[Task] Retype the records below from their first line through the line holding "(f3b) at (0,65);", including both ends and no pictures.

(Extracted records)
--- BEGIN ---

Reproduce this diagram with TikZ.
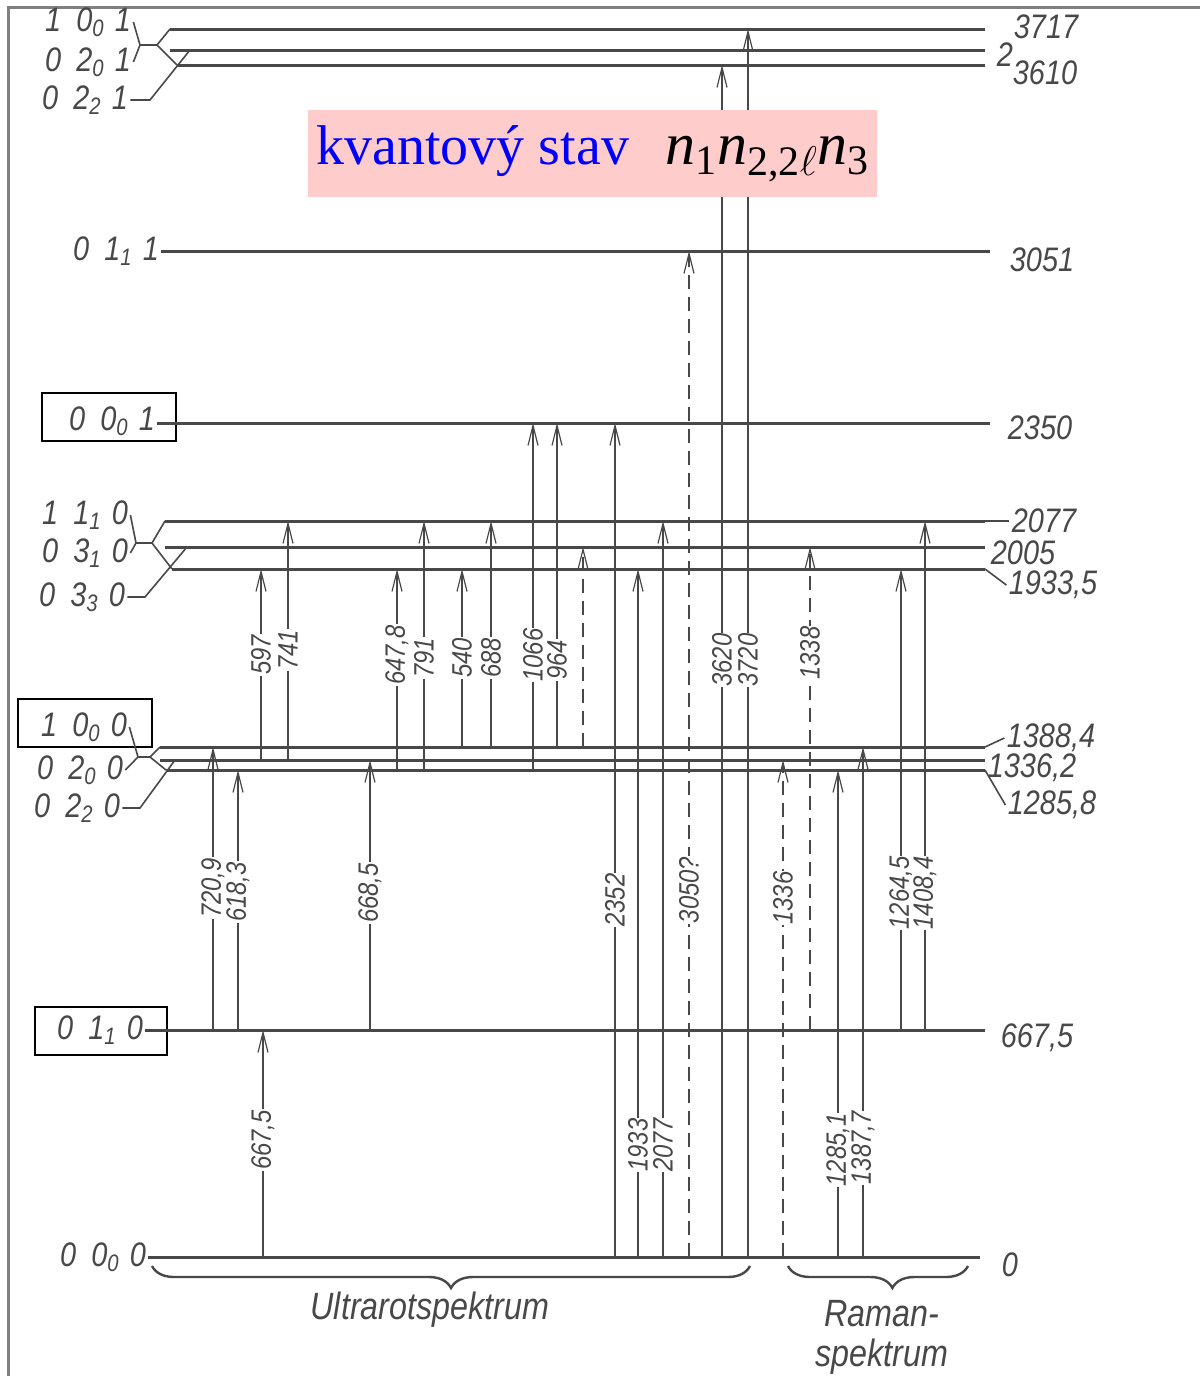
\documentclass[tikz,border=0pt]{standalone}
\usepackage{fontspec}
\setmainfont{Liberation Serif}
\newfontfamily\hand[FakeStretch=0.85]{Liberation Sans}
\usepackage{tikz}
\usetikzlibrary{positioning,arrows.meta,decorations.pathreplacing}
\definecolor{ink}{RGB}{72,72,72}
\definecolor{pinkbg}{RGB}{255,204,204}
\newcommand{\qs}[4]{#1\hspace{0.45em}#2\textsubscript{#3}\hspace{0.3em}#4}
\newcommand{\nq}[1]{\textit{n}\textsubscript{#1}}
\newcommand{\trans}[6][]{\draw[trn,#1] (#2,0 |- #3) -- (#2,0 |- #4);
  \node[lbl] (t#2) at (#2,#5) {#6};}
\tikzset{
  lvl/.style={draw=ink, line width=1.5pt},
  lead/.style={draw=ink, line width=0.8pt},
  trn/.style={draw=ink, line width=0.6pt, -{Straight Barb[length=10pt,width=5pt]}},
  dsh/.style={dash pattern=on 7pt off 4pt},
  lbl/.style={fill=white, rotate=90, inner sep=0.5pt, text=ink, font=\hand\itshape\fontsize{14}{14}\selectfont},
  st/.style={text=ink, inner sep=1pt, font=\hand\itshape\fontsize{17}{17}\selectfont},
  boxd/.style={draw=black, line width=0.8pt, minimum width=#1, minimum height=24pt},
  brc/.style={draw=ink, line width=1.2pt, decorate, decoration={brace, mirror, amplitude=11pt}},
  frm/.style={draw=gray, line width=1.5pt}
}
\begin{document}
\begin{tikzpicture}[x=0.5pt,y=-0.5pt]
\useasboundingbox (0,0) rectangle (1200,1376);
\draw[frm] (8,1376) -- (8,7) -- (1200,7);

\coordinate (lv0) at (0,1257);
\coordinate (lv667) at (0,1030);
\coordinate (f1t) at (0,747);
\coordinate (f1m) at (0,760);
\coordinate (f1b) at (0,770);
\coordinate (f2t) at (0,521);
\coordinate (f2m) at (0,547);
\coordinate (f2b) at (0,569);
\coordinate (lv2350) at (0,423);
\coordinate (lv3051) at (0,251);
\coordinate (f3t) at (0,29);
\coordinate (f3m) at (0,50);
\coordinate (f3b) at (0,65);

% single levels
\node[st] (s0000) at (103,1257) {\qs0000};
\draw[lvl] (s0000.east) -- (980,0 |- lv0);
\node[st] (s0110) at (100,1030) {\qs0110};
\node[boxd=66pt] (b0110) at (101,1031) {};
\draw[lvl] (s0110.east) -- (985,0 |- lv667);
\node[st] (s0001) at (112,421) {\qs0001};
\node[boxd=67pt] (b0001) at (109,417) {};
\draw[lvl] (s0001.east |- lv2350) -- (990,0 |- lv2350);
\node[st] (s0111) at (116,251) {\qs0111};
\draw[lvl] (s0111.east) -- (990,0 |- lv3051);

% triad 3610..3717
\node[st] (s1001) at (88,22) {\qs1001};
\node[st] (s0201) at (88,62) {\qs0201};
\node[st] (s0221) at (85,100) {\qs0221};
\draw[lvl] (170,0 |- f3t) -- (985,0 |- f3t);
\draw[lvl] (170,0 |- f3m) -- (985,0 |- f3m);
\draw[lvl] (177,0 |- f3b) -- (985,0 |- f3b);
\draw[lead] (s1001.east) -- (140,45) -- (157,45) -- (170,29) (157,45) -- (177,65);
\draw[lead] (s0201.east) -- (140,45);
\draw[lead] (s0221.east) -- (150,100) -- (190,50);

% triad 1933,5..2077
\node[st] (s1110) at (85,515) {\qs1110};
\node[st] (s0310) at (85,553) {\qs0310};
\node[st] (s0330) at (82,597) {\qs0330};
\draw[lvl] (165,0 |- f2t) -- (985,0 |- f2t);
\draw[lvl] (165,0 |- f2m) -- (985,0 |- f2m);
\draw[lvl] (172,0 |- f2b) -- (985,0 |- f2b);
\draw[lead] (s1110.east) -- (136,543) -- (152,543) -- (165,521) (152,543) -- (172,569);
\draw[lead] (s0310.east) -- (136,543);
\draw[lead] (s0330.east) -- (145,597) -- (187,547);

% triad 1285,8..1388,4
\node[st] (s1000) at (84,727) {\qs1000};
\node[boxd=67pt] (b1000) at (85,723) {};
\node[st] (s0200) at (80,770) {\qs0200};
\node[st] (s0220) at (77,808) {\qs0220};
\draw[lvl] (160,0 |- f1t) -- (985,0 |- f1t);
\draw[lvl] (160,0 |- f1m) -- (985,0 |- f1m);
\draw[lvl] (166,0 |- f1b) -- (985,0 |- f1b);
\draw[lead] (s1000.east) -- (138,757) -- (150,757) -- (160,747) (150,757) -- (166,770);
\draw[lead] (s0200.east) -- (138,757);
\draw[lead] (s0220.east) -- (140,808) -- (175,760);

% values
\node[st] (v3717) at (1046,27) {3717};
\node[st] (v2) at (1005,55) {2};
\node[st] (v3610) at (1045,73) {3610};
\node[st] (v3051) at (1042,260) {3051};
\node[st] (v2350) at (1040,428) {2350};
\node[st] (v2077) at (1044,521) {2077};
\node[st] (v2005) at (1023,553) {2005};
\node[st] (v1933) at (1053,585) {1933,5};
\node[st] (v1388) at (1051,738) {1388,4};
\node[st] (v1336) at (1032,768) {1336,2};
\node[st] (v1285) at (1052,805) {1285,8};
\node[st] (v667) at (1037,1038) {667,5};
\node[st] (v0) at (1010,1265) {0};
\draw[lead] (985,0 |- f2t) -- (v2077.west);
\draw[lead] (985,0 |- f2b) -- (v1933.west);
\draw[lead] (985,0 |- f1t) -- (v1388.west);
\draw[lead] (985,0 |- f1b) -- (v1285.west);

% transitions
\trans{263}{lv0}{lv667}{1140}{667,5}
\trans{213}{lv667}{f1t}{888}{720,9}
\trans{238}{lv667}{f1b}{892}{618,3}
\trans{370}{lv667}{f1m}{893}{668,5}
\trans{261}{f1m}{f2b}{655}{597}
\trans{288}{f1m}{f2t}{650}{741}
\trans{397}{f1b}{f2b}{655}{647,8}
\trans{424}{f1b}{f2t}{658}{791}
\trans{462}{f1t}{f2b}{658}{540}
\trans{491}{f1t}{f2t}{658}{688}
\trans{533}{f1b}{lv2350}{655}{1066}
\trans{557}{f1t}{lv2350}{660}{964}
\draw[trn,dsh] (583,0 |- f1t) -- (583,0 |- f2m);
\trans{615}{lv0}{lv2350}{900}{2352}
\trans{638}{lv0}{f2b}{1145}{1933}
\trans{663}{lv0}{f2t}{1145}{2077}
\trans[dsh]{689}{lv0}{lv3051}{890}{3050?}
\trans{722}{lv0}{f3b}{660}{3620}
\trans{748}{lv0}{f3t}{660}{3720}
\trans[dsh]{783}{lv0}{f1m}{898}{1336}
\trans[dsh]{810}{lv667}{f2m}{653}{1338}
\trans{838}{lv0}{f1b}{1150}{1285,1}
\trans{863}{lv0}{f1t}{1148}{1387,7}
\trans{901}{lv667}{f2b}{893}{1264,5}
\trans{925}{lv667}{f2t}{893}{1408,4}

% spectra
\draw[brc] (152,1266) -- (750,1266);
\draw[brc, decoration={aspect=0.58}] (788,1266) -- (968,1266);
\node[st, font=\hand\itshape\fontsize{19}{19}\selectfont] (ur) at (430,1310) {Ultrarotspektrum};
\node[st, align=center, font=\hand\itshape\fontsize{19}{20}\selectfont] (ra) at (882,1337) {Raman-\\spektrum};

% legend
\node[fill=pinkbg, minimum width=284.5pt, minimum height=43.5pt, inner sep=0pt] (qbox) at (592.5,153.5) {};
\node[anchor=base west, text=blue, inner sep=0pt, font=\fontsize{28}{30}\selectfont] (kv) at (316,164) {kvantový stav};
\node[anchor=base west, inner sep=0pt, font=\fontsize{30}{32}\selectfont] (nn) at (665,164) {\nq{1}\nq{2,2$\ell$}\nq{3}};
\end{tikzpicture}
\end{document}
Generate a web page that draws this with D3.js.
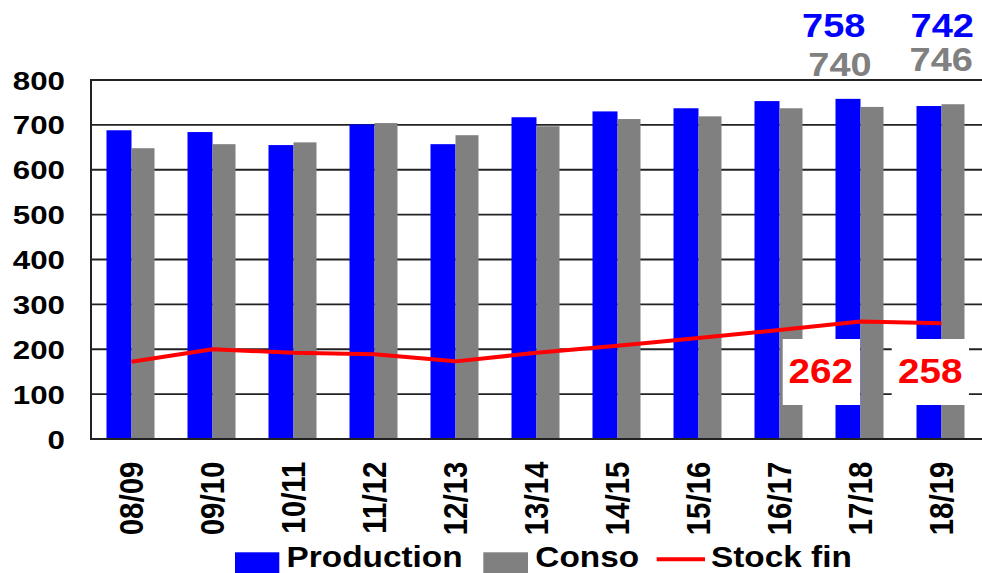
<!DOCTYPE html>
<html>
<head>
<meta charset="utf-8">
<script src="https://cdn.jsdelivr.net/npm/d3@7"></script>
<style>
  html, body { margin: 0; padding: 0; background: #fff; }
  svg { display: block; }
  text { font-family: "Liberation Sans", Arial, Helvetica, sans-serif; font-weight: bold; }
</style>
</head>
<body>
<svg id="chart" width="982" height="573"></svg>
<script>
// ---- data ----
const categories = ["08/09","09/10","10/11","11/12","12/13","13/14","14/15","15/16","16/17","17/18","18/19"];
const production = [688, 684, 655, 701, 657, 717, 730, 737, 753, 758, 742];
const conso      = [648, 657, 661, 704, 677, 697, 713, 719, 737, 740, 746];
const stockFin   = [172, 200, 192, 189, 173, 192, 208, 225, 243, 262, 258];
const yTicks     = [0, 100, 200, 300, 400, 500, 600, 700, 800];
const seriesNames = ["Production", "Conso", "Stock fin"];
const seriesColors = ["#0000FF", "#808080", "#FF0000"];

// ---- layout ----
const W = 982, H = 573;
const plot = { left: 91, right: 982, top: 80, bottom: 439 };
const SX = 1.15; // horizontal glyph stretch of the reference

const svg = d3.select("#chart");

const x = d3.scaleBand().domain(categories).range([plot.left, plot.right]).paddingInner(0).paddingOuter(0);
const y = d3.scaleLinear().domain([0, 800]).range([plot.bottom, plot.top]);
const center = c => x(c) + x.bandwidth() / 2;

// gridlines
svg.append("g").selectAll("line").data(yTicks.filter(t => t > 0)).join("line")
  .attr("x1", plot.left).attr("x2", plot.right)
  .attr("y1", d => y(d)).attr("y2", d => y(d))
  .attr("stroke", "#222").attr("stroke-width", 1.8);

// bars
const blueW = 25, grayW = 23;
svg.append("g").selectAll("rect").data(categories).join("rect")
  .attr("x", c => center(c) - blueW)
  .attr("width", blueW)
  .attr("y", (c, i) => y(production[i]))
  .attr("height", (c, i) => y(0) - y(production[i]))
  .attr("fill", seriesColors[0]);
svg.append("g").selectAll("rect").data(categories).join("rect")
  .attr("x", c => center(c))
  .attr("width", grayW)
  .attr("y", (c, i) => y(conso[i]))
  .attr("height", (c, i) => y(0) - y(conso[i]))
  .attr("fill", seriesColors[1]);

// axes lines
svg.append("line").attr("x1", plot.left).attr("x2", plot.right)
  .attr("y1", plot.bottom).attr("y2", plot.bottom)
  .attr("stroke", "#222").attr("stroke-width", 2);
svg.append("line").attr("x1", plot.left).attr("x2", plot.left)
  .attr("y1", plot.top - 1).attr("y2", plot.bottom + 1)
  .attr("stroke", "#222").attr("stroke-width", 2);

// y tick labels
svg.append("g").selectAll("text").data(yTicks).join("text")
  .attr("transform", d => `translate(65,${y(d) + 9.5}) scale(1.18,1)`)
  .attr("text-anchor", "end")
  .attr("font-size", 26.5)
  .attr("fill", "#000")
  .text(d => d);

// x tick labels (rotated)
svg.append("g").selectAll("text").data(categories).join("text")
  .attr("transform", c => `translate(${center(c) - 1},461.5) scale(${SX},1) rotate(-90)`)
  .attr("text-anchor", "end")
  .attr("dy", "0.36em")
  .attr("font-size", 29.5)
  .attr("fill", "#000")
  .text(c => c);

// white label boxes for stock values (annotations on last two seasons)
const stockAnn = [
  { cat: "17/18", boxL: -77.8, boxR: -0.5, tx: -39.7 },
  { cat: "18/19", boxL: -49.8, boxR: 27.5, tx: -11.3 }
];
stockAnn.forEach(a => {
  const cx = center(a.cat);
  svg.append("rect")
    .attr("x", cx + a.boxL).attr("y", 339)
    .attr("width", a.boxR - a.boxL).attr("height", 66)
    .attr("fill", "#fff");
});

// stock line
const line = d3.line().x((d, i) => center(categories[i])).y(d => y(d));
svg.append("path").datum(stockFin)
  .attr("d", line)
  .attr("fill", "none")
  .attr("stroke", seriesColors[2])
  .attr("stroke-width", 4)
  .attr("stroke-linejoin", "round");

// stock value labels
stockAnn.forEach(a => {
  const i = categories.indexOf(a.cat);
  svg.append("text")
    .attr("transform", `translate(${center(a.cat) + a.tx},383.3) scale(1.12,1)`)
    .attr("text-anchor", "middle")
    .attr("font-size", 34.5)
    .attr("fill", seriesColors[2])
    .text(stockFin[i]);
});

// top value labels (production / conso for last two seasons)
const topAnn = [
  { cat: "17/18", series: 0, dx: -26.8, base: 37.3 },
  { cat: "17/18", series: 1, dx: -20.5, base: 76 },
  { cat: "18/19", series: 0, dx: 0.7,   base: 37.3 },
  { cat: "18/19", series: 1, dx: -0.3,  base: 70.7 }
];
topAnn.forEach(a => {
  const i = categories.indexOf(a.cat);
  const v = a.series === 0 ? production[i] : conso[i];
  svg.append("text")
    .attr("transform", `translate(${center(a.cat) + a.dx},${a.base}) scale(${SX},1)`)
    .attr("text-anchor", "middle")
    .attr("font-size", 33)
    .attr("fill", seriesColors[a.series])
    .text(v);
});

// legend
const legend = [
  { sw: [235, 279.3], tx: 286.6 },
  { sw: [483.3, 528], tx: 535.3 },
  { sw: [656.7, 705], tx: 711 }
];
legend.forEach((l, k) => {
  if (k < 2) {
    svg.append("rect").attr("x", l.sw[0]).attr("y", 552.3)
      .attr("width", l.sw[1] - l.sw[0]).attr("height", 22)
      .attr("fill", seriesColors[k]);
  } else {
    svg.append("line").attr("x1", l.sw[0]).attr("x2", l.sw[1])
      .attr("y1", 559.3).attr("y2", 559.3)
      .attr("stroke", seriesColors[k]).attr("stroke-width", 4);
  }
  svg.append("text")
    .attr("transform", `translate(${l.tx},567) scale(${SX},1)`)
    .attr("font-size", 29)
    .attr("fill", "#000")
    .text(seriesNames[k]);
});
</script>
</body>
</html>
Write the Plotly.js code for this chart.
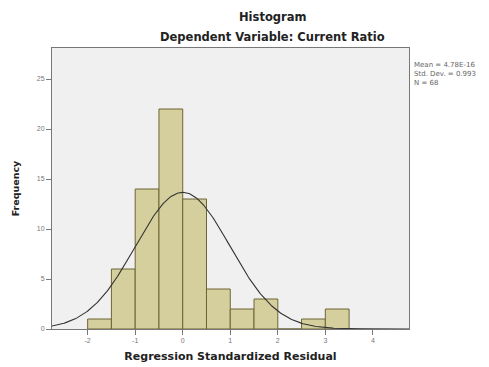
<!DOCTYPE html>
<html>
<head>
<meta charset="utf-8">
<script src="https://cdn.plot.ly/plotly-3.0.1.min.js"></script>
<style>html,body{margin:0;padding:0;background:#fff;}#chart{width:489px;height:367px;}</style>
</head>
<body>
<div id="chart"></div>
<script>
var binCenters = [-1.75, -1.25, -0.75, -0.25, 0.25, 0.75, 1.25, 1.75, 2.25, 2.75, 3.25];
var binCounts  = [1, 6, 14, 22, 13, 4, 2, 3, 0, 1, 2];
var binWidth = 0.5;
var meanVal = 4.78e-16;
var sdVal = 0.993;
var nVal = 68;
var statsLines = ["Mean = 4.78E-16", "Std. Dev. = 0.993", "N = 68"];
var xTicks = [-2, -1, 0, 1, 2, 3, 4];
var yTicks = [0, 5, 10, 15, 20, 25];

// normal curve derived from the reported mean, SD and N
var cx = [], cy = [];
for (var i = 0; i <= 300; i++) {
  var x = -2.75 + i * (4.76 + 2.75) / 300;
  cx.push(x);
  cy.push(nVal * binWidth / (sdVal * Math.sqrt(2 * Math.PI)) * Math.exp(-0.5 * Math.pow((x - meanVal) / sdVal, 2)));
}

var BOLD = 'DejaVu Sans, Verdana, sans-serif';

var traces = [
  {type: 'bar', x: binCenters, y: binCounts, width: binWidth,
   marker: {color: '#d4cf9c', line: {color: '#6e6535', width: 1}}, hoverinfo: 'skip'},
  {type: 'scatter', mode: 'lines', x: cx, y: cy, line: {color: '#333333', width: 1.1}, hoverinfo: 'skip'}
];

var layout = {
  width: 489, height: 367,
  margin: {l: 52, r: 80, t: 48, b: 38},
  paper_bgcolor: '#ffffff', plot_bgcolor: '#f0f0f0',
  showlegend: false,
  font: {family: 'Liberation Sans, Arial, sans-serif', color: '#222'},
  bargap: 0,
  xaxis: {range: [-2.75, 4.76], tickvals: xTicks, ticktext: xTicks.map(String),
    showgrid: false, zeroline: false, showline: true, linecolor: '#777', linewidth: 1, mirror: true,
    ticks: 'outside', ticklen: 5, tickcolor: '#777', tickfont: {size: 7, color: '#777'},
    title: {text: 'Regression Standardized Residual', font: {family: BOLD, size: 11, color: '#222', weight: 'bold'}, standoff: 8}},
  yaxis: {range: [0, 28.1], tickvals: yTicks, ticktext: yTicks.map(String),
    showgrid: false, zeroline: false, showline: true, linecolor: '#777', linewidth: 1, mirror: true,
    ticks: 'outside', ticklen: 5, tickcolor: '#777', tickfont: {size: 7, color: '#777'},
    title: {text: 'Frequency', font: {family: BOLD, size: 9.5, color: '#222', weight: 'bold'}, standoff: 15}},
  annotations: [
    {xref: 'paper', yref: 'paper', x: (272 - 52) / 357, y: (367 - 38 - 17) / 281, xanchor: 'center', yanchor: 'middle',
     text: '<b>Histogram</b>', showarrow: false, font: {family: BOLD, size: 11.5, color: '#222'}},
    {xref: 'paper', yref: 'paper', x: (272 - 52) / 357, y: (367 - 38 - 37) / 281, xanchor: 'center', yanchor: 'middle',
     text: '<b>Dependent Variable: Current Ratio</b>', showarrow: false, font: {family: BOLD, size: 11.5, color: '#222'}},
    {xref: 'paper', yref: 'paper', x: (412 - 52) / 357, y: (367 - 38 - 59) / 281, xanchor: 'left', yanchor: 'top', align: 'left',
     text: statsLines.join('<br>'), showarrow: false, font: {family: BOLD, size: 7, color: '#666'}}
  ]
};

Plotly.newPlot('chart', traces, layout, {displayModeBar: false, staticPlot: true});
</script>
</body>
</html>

--- END ---

[Answer for this exercise]
Reproduce this diagram with TikZ.
\documentclass[tikz,border=0pt]{standalone}
\usepackage{fontspec}
\setmainfont{Liberation Serif}
\newfontfamily\hand[FakeStretch=0.85]{Liberation Sans}
\usepackage{tikz}
\usetikzlibrary{positioning,arrows.meta,decorations.pathreplacing}
\definecolor{ink}{RGB}{72,72,72}
\definecolor{pinkbg}{RGB}{255,204,204}
\newcommand{\qs}[4]{#1\hspace{0.45em}#2\textsubscript{#3}\hspace{0.3em}#4}
\newcommand{\nq}[1]{\textit{n}\textsubscript{#1}}
\newcommand{\trans}[6][]{\draw[trn,#1] (#2,0 |- #3) -- (#2,0 |- #4);
  \node[lbl] (t#2) at (#2,#5) {#6};}
\tikzset{
  lvl/.style={draw=ink, line width=1.5pt},
  lead/.style={draw=ink, line width=0.8pt},
  trn/.style={draw=ink, line width=0.6pt, -{Straight Barb[length=10pt,width=5pt]}},
  dsh/.style={dash pattern=on 7pt off 4pt},
  lbl/.style={fill=white, rotate=90, inner sep=0.5pt, text=ink, font=\hand\itshape\fontsize{14}{14}\selectfont},
  st/.style={text=ink, inner sep=1pt, font=\hand\itshape\fontsize{17}{17}\selectfont},
  boxd/.style={draw=black, line width=0.8pt, minimum width=#1, minimum height=24pt},
  brc/.style={draw=ink, line width=1.2pt, decorate, decoration={brace, mirror, amplitude=11pt}},
  frm/.style={draw=gray, line width=1.5pt}
}
\begin{document}
\begin{tikzpicture}[x=0.5pt,y=-0.5pt]
\useasboundingbox (0,0) rectangle (1200,1376);
\draw[frm] (8,1376) -- (8,7) -- (1200,7);

\coordinate (lv0) at (0,1257);
\coordinate (lv667) at (0,1030);
\coordinate (f1t) at (0,747);
\coordinate (f1m) at (0,760);
\coordinate (f1b) at (0,770);
\coordinate (f2t) at (0,521);
\coordinate (f2m) at (0,547);
\coordinate (f2b) at (0,569);
\coordinate (lv2350) at (0,423);
\coordinate (lv3051) at (0,251);
\coordinate (f3t) at (0,29);
\coordinate (f3m) at (0,50);
\coordinate (f3b) at (0,65);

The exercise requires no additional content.